Provide the data again in its entirety, exactly as given.
• • • • •
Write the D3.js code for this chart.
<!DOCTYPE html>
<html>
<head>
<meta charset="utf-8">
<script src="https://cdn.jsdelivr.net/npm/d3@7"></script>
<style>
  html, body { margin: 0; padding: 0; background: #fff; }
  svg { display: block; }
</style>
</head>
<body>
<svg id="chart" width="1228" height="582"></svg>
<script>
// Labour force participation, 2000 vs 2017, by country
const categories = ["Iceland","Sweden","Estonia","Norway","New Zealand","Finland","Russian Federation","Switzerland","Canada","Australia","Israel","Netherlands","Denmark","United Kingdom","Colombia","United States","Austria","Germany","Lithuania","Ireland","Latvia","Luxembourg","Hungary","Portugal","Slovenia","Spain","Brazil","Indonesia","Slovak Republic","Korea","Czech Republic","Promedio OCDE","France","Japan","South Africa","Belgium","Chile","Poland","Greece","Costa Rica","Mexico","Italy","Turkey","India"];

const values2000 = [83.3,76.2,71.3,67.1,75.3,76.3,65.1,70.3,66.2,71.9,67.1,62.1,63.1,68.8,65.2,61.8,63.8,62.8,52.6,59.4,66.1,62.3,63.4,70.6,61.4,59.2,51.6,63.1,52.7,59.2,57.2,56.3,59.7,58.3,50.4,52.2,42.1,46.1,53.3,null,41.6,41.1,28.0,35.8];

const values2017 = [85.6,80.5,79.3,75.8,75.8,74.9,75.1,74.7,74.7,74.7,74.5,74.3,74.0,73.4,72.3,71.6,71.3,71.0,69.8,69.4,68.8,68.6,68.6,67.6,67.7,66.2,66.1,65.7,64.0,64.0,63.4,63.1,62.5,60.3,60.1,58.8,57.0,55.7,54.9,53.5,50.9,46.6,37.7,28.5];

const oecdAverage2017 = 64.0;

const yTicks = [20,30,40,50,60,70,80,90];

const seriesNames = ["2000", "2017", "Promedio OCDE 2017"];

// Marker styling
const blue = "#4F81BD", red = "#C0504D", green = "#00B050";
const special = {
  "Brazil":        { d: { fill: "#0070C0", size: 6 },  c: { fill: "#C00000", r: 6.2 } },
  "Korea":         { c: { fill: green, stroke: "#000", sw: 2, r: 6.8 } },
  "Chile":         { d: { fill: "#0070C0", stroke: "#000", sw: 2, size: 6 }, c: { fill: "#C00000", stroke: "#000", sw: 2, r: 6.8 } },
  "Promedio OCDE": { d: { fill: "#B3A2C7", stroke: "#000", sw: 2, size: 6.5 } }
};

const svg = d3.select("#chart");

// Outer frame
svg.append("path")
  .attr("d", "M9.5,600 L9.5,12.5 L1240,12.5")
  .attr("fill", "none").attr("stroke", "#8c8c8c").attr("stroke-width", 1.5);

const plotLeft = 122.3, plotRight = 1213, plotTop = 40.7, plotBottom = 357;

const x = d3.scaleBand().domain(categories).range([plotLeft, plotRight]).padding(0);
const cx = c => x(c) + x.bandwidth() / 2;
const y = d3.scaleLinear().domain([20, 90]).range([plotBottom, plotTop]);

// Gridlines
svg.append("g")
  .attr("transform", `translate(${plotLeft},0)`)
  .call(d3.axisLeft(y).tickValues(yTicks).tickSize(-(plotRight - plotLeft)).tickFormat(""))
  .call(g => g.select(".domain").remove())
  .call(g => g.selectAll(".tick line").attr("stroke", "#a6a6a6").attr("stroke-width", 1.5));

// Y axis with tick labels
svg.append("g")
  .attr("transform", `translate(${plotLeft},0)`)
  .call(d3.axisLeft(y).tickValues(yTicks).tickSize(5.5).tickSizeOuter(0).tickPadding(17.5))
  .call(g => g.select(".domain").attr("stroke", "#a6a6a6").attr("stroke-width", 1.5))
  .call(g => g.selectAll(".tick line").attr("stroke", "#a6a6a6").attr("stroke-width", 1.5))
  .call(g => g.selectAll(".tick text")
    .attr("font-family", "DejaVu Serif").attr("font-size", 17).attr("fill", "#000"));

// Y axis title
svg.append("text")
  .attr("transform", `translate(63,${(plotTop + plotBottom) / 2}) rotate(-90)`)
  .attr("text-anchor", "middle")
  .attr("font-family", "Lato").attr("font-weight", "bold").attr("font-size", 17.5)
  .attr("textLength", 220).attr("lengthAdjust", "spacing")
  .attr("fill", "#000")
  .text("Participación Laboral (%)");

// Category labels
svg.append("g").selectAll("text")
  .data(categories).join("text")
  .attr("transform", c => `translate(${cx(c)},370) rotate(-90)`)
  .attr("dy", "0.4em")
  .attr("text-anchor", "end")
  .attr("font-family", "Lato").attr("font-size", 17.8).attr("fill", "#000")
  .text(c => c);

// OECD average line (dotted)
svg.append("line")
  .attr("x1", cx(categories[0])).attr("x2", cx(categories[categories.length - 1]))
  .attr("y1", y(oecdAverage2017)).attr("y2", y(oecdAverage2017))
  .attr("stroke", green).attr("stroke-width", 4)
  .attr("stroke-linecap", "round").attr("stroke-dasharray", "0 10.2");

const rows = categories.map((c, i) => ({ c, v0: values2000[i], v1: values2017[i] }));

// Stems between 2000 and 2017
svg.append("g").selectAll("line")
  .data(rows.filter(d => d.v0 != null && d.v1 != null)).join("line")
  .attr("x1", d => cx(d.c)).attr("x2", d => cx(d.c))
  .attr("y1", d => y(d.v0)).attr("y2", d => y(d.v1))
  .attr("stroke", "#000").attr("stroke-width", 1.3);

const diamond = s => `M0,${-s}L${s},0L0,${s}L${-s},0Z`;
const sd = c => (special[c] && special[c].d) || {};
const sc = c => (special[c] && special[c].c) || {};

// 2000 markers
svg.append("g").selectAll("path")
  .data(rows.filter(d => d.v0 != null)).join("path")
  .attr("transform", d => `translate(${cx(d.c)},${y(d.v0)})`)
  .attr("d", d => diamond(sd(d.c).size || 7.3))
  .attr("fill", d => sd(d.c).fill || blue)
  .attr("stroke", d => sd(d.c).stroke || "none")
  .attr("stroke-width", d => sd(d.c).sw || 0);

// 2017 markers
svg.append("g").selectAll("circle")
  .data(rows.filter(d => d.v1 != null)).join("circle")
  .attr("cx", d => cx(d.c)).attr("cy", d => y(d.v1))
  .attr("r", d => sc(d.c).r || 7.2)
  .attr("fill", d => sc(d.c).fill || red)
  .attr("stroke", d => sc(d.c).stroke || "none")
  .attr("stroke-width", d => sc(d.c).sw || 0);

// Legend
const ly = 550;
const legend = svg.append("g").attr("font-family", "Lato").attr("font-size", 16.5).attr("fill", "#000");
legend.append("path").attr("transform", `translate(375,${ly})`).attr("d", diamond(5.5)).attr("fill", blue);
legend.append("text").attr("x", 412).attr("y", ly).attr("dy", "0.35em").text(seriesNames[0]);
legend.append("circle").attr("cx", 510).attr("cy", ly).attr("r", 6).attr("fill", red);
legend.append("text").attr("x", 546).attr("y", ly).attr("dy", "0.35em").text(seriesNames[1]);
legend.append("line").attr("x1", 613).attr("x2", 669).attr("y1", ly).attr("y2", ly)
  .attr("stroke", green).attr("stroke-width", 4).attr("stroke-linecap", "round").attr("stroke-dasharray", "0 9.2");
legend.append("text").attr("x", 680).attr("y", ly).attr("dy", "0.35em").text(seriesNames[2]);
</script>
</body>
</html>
• • • • •
- **Reply to the exercise**:
Write the D3.js code for this chart.
<!DOCTYPE html>
<html>
<head>
<meta charset="utf-8">
<script src="https://cdn.jsdelivr.net/npm/d3@7"></script>
<style>
  html, body { margin: 0; padding: 0; background: #fff; }
  svg { display: block; }
</style>
</head>
<body>
<svg id="chart" width="1228" height="582"></svg>
<script>
// Labour force participation, 2000 vs 2017, by country
const categories = ["Iceland","Sweden","Estonia","Norway","New Zealand","Finland","Russian Federation","Switzerland","Canada","Australia","Israel","Netherlands","Denmark","United Kingdom","Colombia","United States","Austria","Germany","Lithuania","Ireland","Latvia","Luxembourg","Hungary","Portugal","Slovenia","Spain","Brazil","Indonesia","Slovak Republic","Korea","Czech Republic","Promedio OCDE","France","Japan","South Africa","Belgium","Chile","Poland","Greece","Costa Rica","Mexico","Italy","Turkey","India"];

const values2000 = [83.3,76.2,71.3,67.1,75.3,76.3,65.1,70.3,66.2,71.9,67.1,62.1,63.1,68.8,65.2,61.8,63.8,62.8,52.6,59.4,66.1,62.3,63.4,70.6,61.4,59.2,51.6,63.1,52.7,59.2,57.2,56.3,59.7,58.3,50.4,52.2,42.1,46.1,53.3,null,41.6,41.1,28.0,35.8];

const values2017 = [85.6,80.5,79.3,75.8,75.8,74.9,75.1,74.7,74.7,74.7,74.5,74.3,74.0,73.4,72.3,71.6,71.3,71.0,69.8,69.4,68.8,68.6,68.6,67.6,67.7,66.2,66.1,65.7,64.0,64.0,63.4,63.1,62.5,60.3,60.1,58.8,57.0,55.7,54.9,53.5,50.9,46.6,37.7,28.5];

const oecdAverage2017 = 64.0;

const yTicks = [20,30,40,50,60,70,80,90];

const seriesNames = ["2000", "2017", "Promedio OCDE 2017"];

// Marker styling
const blue = "#4F81BD", red = "#C0504D", green = "#00B050";
const special = {
  "Brazil":        { d: { fill: "#0070C0", size: 6 },  c: { fill: "#C00000", r: 6.2 } },
  "Korea":         { c: { fill: green, stroke: "#000", sw: 2, r: 6.8 } },
  "Chile":         { d: { fill: "#0070C0", stroke: "#000", sw: 2, size: 6 }, c: { fill: "#C00000", stroke: "#000", sw: 2, r: 6.8 } },
  "Promedio OCDE": { d: { fill: "#B3A2C7", stroke: "#000", sw: 2, size: 6.5 } }
};

const svg = d3.select("#chart");

// Outer frame
svg.append("path")
  .attr("d", "M9.5,600 L9.5,12.5 L1240,12.5")
  .attr("fill", "none").attr("stroke", "#8c8c8c").attr("stroke-width", 1.5);

const plotLeft = 122.3, plotRight = 1213, plotTop = 40.7, plotBottom = 357;

const x = d3.scaleBand().domain(categories).range([plotLeft, plotRight]).padding(0);
const cx = c => x(c) + x.bandwidth() / 2;
const y = d3.scaleLinear().domain([20, 90]).range([plotBottom, plotTop]);

// Gridlines
svg.append("g")
  .attr("transform", `translate(${plotLeft},0)`)
  .call(d3.axisLeft(y).tickValues(yTicks).tickSize(-(plotRight - plotLeft)).tickFormat(""))
  .call(g => g.select(".domain").remove())
  .call(g => g.selectAll(".tick line").attr("stroke", "#a6a6a6").attr("stroke-width", 1.5));

// Y axis with tick labels
svg.append("g")
  .attr("transform", `translate(${plotLeft},0)`)
  .call(d3.axisLeft(y).tickValues(yTicks).tickSize(5.5).tickSizeOuter(0).tickPadding(17.5))
  .call(g => g.select(".domain").attr("stroke", "#a6a6a6").attr("stroke-width", 1.5))
  .call(g => g.selectAll(".tick line").attr("stroke", "#a6a6a6").attr("stroke-width", 1.5))
  .call(g => g.selectAll(".tick text")
    .attr("font-family", "DejaVu Serif").attr("font-size", 17).attr("fill", "#000"));

// Y axis title
svg.append("text")
  .attr("transform", `translate(63,${(plotTop + plotBottom) / 2}) rotate(-90)`)
  .attr("text-anchor", "middle")
  .attr("font-family", "Lato").attr("font-weight", "bold").attr("font-size", 17.5)
  .attr("textLength", 220).attr("lengthAdjust", "spacing")
  .attr("fill", "#000")
  .text("Participación Laboral (%)");

// Category labels
svg.append("g").selectAll("text")
  .data(categories).join("text")
  .attr("transform", c => `translate(${cx(c)},370) rotate(-90)`)
  .attr("dy", "0.4em")
  .attr("text-anchor", "end")
  .attr("font-family", "Lato").attr("font-size", 17.8).attr("fill", "#000")
  .text(c => c);

// OECD average line (dotted)
svg.append("line")
  .attr("x1", cx(categories[0])).attr("x2", cx(categories[categories.length - 1]))
  .attr("y1", y(oecdAverage2017)).attr("y2", y(oecdAverage2017))
  .attr("stroke", green).attr("stroke-width", 4)
  .attr("stroke-linecap", "round").attr("stroke-dasharray", "0 10.2");

const rows = categories.map((c, i) => ({ c, v0: values2000[i], v1: values2017[i] }));

// Stems between 2000 and 2017
svg.append("g").selectAll("line")
  .data(rows.filter(d => d.v0 != null && d.v1 != null)).join("line")
  .attr("x1", d => cx(d.c)).attr("x2", d => cx(d.c))
  .attr("y1", d => y(d.v0)).attr("y2", d => y(d.v1))
  .attr("stroke", "#000").attr("stroke-width", 1.3);

const diamond = s => `M0,${-s}L${s},0L0,${s}L${-s},0Z`;
const sd = c => (special[c] && special[c].d) || {};
const sc = c => (special[c] && special[c].c) || {};

// 2000 markers
svg.append("g").selectAll("path")
  .data(rows.filter(d => d.v0 != null)).join("path")
  .attr("transform", d => `translate(${cx(d.c)},${y(d.v0)})`)
  .attr("d", d => diamond(sd(d.c).size || 7.3))
  .attr("fill", d => sd(d.c).fill || blue)
  .attr("stroke", d => sd(d.c).stroke || "none")
  .attr("stroke-width", d => sd(d.c).sw || 0);

// 2017 markers
svg.append("g").selectAll("circle")
  .data(rows.filter(d => d.v1 != null)).join("circle")
  .attr("cx", d => cx(d.c)).attr("cy", d => y(d.v1))
  .attr("r", d => sc(d.c).r || 7.2)
  .attr("fill", d => sc(d.c).fill || red)
  .attr("stroke", d => sc(d.c).stroke || "none")
  .attr("stroke-width", d => sc(d.c).sw || 0);

// Legend
const ly = 550;
const legend = svg.append("g").attr("font-family", "Lato").attr("font-size", 16.5).attr("fill", "#000");
legend.append("path").attr("transform", `translate(375,${ly})`).attr("d", diamond(5.5)).attr("fill", blue);
legend.append("text").attr("x", 412).attr("y", ly).attr("dy", "0.35em").text(seriesNames[0]);
legend.append("circle").attr("cx", 510).attr("cy", ly).attr("r", 6).attr("fill", red);
legend.append("text").attr("x", 546).attr("y", ly).attr("dy", "0.35em").text(seriesNames[1]);
legend.append("line").attr("x1", 613).attr("x2", 669).attr("y1", ly).attr("y2", ly)
  .attr("stroke", green).attr("stroke-width", 4).attr("stroke-linecap", "round").attr("stroke-dasharray", "0 9.2");
legend.append("text").attr("x", 680).attr("y", ly).attr("dy", "0.35em").text(seriesNames[2]);
</script>
</body>
</html>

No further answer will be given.